● **Work to complete**: Your task is to extract every entry that follows word for word while excluding the pictures.

● **Supplied data**:
------------------------------------------------------------------------

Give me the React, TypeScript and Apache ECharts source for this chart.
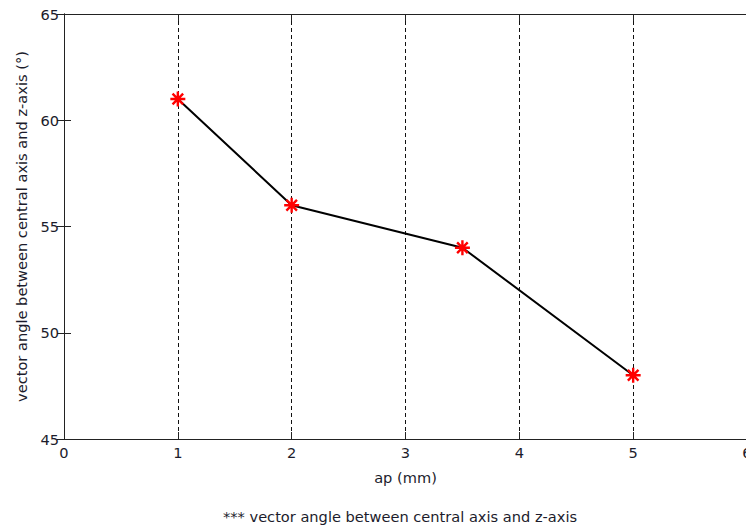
import React, { useEffect, useRef } from "react";
import * as echarts from "echarts";

const apValues = [1, 2, 3.5, 5];
const angleValues = [61, 56, 54, 48];
const xTicks = [0, 1, 2, 3, 4, 5, 6];
const yTicks = [45, 50, 55, 60, 65];
const xTitle = "ap (mm)";
const yTitle = "vector angle between central axis and z-axis (°)";
const caption = "*** vector angle between central axis and z-axis";

const FONT = "DejaVu Sans";
const TXT = "#1c1c2c";
const FS = 14.6;

const starPath =
  "path://M0,-10L0,10M-10,0L10,0M-7.07,-7.07L7.07,7.07M-7.07,7.07L7.07,-7.07";

export default function App() {
  const ref = useRef<HTMLDivElement>(null);
  useEffect(() => {
    if (!ref.current) return;
    const chart = echarts.init(ref.current, undefined, { renderer: "svg" });
    const data = apValues.map((x, i) => [x, angleValues[i]]);
    chart.setOption({
      animation: false,
      backgroundColor: "#ffffff",
      grid: {
        left: 64,
        top: 14,
        width: 683,
        height: 425,
        containLabel: false,
        outerBoundsMode: "none",
      },
      xAxis: [
        {
          type: "value",
          min: xTicks[0],
          max: xTicks[xTicks.length - 1],
          interval: 1,
          name: xTitle,
          nameLocation: "middle",
          nameGap: 31,
          nameTextStyle: { fontFamily: FONT, fontSize: FS, color: TXT },
          axisLine: { show: true, lineStyle: { color: "#222", width: 1 } },
          axisTick: { show: true, inside: true, length: 7, lineStyle: { color: "#222" } },
          axisLabel: { fontFamily: FONT, fontSize: FS, color: TXT, margin: 6 },
          splitLine: { show: true, lineStyle: { color: "#111", type: [4, 3], width: 1 } },
        },
        {
          type: "value",
          position: "top",
          min: xTicks[0],
          max: xTicks[xTicks.length - 1],
          interval: 1,
          axisLine: { show: true, lineStyle: { color: "#222", width: 1 } },
          axisTick: { show: true, inside: true, length: 7, lineStyle: { color: "#222" } },
          axisLabel: { show: false },
          splitLine: { show: false },
        },
      ],
      yAxis: [
        {
          type: "value",
          min: yTicks[0],
          max: yTicks[yTicks.length - 1],
          interval: 5,
          name: yTitle,
          nameLocation: "middle",
          nameGap: 35,
          nameTextStyle: { fontFamily: FONT, fontSize: FS, color: TXT },
          axisLine: { show: true, lineStyle: { color: "#222", width: 1 } },
          axisTick: { show: true, inside: true, length: 7, lineStyle: { color: "#222" } },
          axisLabel: { fontFamily: FONT, fontSize: FS, color: TXT, margin: 5 },
          splitLine: { show: false },
        },
        {
          type: "value",
          position: "right",
          min: yTicks[0],
          max: yTicks[yTicks.length - 1],
          interval: 5,
          axisLine: { show: true, lineStyle: { color: "#222", width: 1 } },
          axisTick: { show: true, inside: true, length: 7, lineStyle: { color: "#222" } },
          axisLabel: { show: false },
          splitLine: { show: false },
        },
      ],
      series: [
        {
          type: "line",
          data,
          xAxisIndex: 0,
          yAxisIndex: 0,
          lineStyle: { color: "#000", width: 2 },
          symbol: starPath,
          symbolSize: 15,
          itemStyle: { color: "#ff0000", borderColor: "#ff0000", borderWidth: 2.4 },
          z: 3,
        },
      ],
      graphic: [
        {
          type: "text",
          x: 400,
          y: 516,
          style: {
            text: caption,
            fontFamily: FONT,
            fontSize: FS,
            fill: TXT,
            textAlign: "center",
            textVerticalAlign: "middle",
          },
        },
      ],
    });
    return () => chart.dispose();
  }, []);
  return (
    <div
      ref={ref}
      style={{ position: "fixed", left: 0, top: 0, width: 746, height: 529 }}
    />
  );
}
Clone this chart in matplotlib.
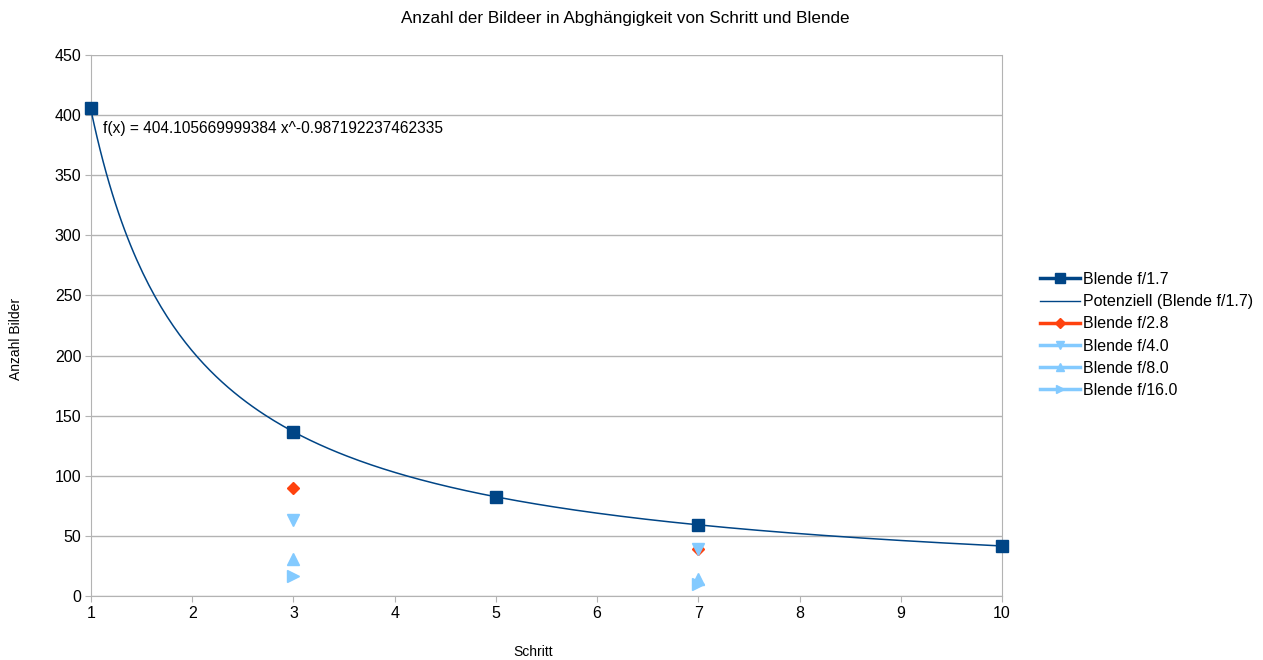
import numpy as np
import matplotlib.pyplot as plt
from matplotlib.lines import Line2D

plt.rcParams['font.family'] = ['Liberation Sans', 'DejaVu Sans']

# data
x_17 = [1, 3, 5, 7, 10]
y_17 = [406, 136, 82, 59, 42]
x_28 = [3, 7]
y_28 = [90, 39]
x_40 = [3, 7]
y_40 = [63, 39]
x_80 = [3, 7]
y_80 = [31, 14]
x_160 = [3, 7]
y_160 = [17, 10]

trend_a = 404.105669999384
trend_b = -0.987192237462335

dark = '#004586'
orange = '#ff420e'
light = '#83caff'

fig = plt.figure(figsize=(12.63, 6.6), dpi=100)
ax = fig.add_axes([91 / 1263, 1 - 596 / 660, 911 / 1263, 541 / 660])

# trend line
xt = np.linspace(1, 10, 300)
ax.plot(xt, trend_a * xt ** trend_b, color=dark, lw=1.1, zorder=3)

ax.plot(x_17, y_17, ls='none', marker='s', ms=8.5, color=dark, zorder=4, clip_on=False)
ax.plot(x_28, y_28, ls='none', marker='D', ms=6, color=orange, zorder=4, clip_on=False)
ax.plot(x_40, y_40, ls='none', marker='v', ms=8, color=light, zorder=4, clip_on=False)
ax.plot(x_80, y_80, ls='none', marker='^', ms=8, color=light, zorder=4, clip_on=False)
ax.plot(x_160, y_160, ls='none', marker='>', ms=8, color=light, zorder=4, clip_on=False)

ax.text(1.12, 389, 'f(x) = 404.105669999384 x^-0.987192237462335',
        fontsize=11.2, va='center', ha='left')

ax.set_xlim(1, 10)
ax.set_ylim(0, 450)
ax.set_xticks(range(1, 11))
ax.set_yticks(range(0, 451, 50))
ax.grid(axis='y', color='#b3b3b3', lw=1)
ax.set_axisbelow(True)
for s in ax.spines.values():
    s.set_color('#b3b3b3')
ax.spines['top'].set_visible(False)
ax.tick_params(axis='both', labelsize=11.5, color='#b3b3b3', length=4)
ax.tick_params(axis='y', pad=3)
ax.tick_params(axis='x', pad=3)

fig.text(625 / 1263, 1 - 18 / 660, 'Anzahl der Bildeer in Abghängigkeit von Schritt und Blende',
         ha='center', va='center', fontsize=12.3)
fig.text(533 / 1263, 1 - 652 / 660, 'Schritt', ha='center', va='center', fontsize=10)
fig.text(16 / 1263, 1 - 339 / 660, 'Anzahl Bilder', ha='center', va='center',
         fontsize=10, rotation=90)

handles = [
    Line2D([], [], color=dark, lw=2.5, marker='s', ms=7),
    Line2D([], [], color=dark, lw=1),
    Line2D([], [], color=orange, lw=2.5, marker='D', ms=5),
    Line2D([], [], color=light, lw=2.5, marker='v', ms=6),
    Line2D([], [], color=light, lw=2.5, marker='^', ms=6),
    Line2D([], [], color=light, lw=2.5, marker='>', ms=6),
]
labels = ['Blende f/1.7', 'Potenziell (Blende f/1.7)', 'Blende f/2.8',
          'Blende f/4.0', 'Blende f/8.0', 'Blende f/16.0']
fig.legend(handles, labels, loc='upper left', bbox_to_anchor=(1040 / 1263, 1 - 272 / 660),
           frameon=False, fontsize=11.5, handlelength=2.5, handletextpad=0.2,
           labelspacing=0.45, borderaxespad=0, borderpad=0)

fig.savefig('out.png', dpi=100)
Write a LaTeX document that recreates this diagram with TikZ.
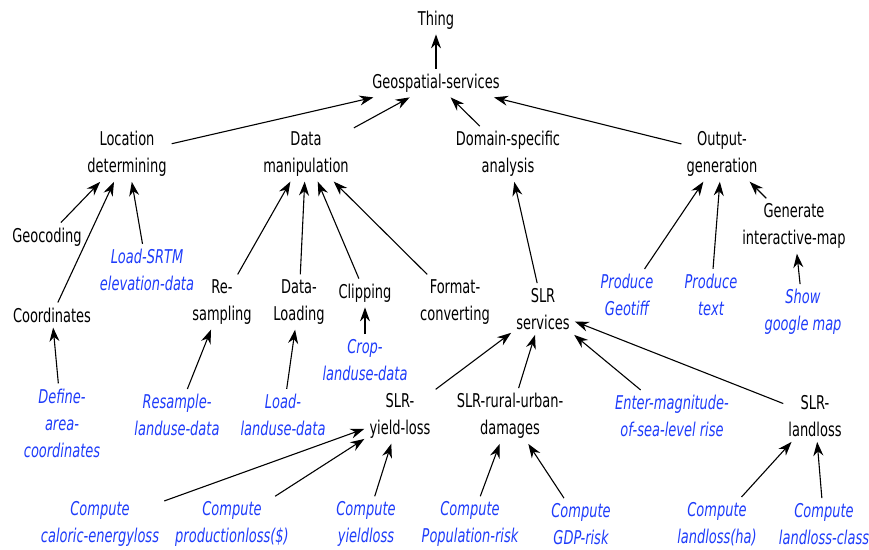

------------------------------------------------------------------------

● **Exercise solution**:
Give me the React, TypeScript and Apache ECharts source for this chart.
import React, { useEffect, useRef } from "react";
import * as echarts from "echarts";

const apValues = [1, 2, 3.5, 5];
const angleValues = [61, 56, 54, 48];
const xTicks = [0, 1, 2, 3, 4, 5, 6];
const yTicks = [45, 50, 55, 60, 65];
const xTitle = "ap (mm)";
const yTitle = "vector angle between central axis and z-axis (°)";
const caption = "*** vector angle between central axis and z-axis";

const FONT = "DejaVu Sans";
const TXT = "#1c1c2c";
const FS = 14.6;

const starPath =
  "path://M0,-10L0,10M-10,0L10,0M-7.07,-7.07L7.07,7.07M-7.07,7.07L7.07,-7.07";

export default function App() {
  const ref = useRef<HTMLDivElement>(null);
  useEffect(() => {
    if (!ref.current) return;
    const chart = echarts.init(ref.current, undefined, { renderer: "svg" });
    const data = apValues.map((x, i) => [x, angleValues[i]]);
    chart.setOption({
      animation: false,
      backgroundColor: "#ffffff",
      grid: {
        left: 64,
        top: 14,
        width: 683,
        height: 425,
        containLabel: false,
        outerBoundsMode: "none",
      },
      xAxis: [
        {
          type: "value",
          min: xTicks[0],
          max: xTicks[xTicks.length - 1],
          interval: 1,
          name: xTitle,
          nameLocation: "middle",
          nameGap: 31,
          nameTextStyle: { fontFamily: FONT, fontSize: FS, color: TXT },
          axisLine: { show: true, lineStyle: { color: "#222", width: 1 } },
          axisTick: { show: true, inside: true, length: 7, lineStyle: { color: "#222" } },
          axisLabel: { fontFamily: FONT, fontSize: FS, color: TXT, margin: 6 },
          splitLine: { show: true, lineStyle: { color: "#111", type: [4, 3], width: 1 } },
        },
        {
          type: "value",
          position: "top",
          min: xTicks[0],
          max: xTicks[xTicks.length - 1],
          interval: 1,
          axisLine: { show: true, lineStyle: { color: "#222", width: 1 } },
          axisTick: { show: true, inside: true, length: 7, lineStyle: { color: "#222" } },
          axisLabel: { show: false },
          splitLine: { show: false },
        },
      ],
      yAxis: [
        {
          type: "value",
          min: yTicks[0],
          max: yTicks[yTicks.length - 1],
          interval: 5,
          name: yTitle,
          nameLocation: "middle",
          nameGap: 35,
          nameTextStyle: { fontFamily: FONT, fontSize: FS, color: TXT },
          axisLine: { show: true, lineStyle: { color: "#222", width: 1 } },
          axisTick: { show: true, inside: true, length: 7, lineStyle: { color: "#222" } },
          axisLabel: { fontFamily: FONT, fontSize: FS, color: TXT, margin: 5 },
          splitLine: { show: false },
        },
        {
          type: "value",
          position: "right",
          min: yTicks[0],
          max: yTicks[yTicks.length - 1],
          interval: 5,
          axisLine: { show: true, lineStyle: { color: "#222", width: 1 } },
          axisTick: { show: true, inside: true, length: 7, lineStyle: { color: "#222" } },
          axisLabel: { show: false },
          splitLine: { show: false },
        },
      ],
      series: [
        {
          type: "line",
          data,
          xAxisIndex: 0,
          yAxisIndex: 0,
          lineStyle: { color: "#000", width: 2 },
          symbol: starPath,
          symbolSize: 15,
          itemStyle: { color: "#ff0000", borderColor: "#ff0000", borderWidth: 2.4 },
          z: 3,
        },
      ],
      graphic: [
        {
          type: "text",
          x: 400,
          y: 516,
          style: {
            text: caption,
            fontFamily: FONT,
            fontSize: FS,
            fill: TXT,
            textAlign: "center",
            textVerticalAlign: "middle",
          },
        },
      ],
    });
    return () => chart.dispose();
  }, []);
  return (
    <div
      ref={ref}
      style={{ position: "fixed", left: 0, top: 0, width: 746, height: 529 }}
    />
  );
}
Clone this chart in matplotlib.
import numpy as np
import matplotlib.pyplot as plt
from matplotlib.lines import Line2D

plt.rcParams['font.family'] = ['Liberation Sans', 'DejaVu Sans']

# data
x_17 = [1, 3, 5, 7, 10]
y_17 = [406, 136, 82, 59, 42]
x_28 = [3, 7]
y_28 = [90, 39]
x_40 = [3, 7]
y_40 = [63, 39]
x_80 = [3, 7]
y_80 = [31, 14]
x_160 = [3, 7]
y_160 = [17, 10]

trend_a = 404.105669999384
trend_b = -0.987192237462335

dark = '#004586'
orange = '#ff420e'
light = '#83caff'

fig = plt.figure(figsize=(12.63, 6.6), dpi=100)
ax = fig.add_axes([91 / 1263, 1 - 596 / 660, 911 / 1263, 541 / 660])

# trend line
xt = np.linspace(1, 10, 300)
ax.plot(xt, trend_a * xt ** trend_b, color=dark, lw=1.1, zorder=3)

ax.plot(x_17, y_17, ls='none', marker='s', ms=8.5, color=dark, zorder=4, clip_on=False)
ax.plot(x_28, y_28, ls='none', marker='D', ms=6, color=orange, zorder=4, clip_on=False)
ax.plot(x_40, y_40, ls='none', marker='v', ms=8, color=light, zorder=4, clip_on=False)
ax.plot(x_80, y_80, ls='none', marker='^', ms=8, color=light, zorder=4, clip_on=False)
ax.plot(x_160, y_160, ls='none', marker='>', ms=8, color=light, zorder=4, clip_on=False)

ax.text(1.12, 389, 'f(x) = 404.105669999384 x^-0.987192237462335',
        fontsize=11.2, va='center', ha='left')

ax.set_xlim(1, 10)
ax.set_ylim(0, 450)
ax.set_xticks(range(1, 11))
ax.set_yticks(range(0, 451, 50))
ax.grid(axis='y', color='#b3b3b3', lw=1)
ax.set_axisbelow(True)
for s in ax.spines.values():
    s.set_color('#b3b3b3')
ax.spines['top'].set_visible(False)
ax.tick_params(axis='both', labelsize=11.5, color='#b3b3b3', length=4)
ax.tick_params(axis='y', pad=3)
ax.tick_params(axis='x', pad=3)

fig.text(625 / 1263, 1 - 18 / 660, 'Anzahl der Bildeer in Abghängigkeit von Schritt und Blende',
         ha='center', va='center', fontsize=12.3)
fig.text(533 / 1263, 1 - 652 / 660, 'Schritt', ha='center', va='center', fontsize=10)
fig.text(16 / 1263, 1 - 339 / 660, 'Anzahl Bilder', ha='center', va='center',
         fontsize=10, rotation=90)

handles = [
    Line2D([], [], color=dark, lw=2.5, marker='s', ms=7),
    Line2D([], [], color=dark, lw=1),
    Line2D([], [], color=orange, lw=2.5, marker='D', ms=5),
    Line2D([], [], color=light, lw=2.5, marker='v', ms=6),
    Line2D([], [], color=light, lw=2.5, marker='^', ms=6),
    Line2D([], [], color=light, lw=2.5, marker='>', ms=6),
]
labels = ['Blende f/1.7', 'Potenziell (Blende f/1.7)', 'Blende f/2.8',
          'Blende f/4.0', 'Blende f/8.0', 'Blende f/16.0']
fig.legend(handles, labels, loc='upper left', bbox_to_anchor=(1040 / 1263, 1 - 272 / 660),
           frameon=False, fontsize=11.5, handlelength=2.5, handletextpad=0.2,
           labelspacing=0.45, borderaxespad=0, borderpad=0)

fig.savefig('out.png', dpi=100)
Write a LaTeX document that recreates this diagram with TikZ.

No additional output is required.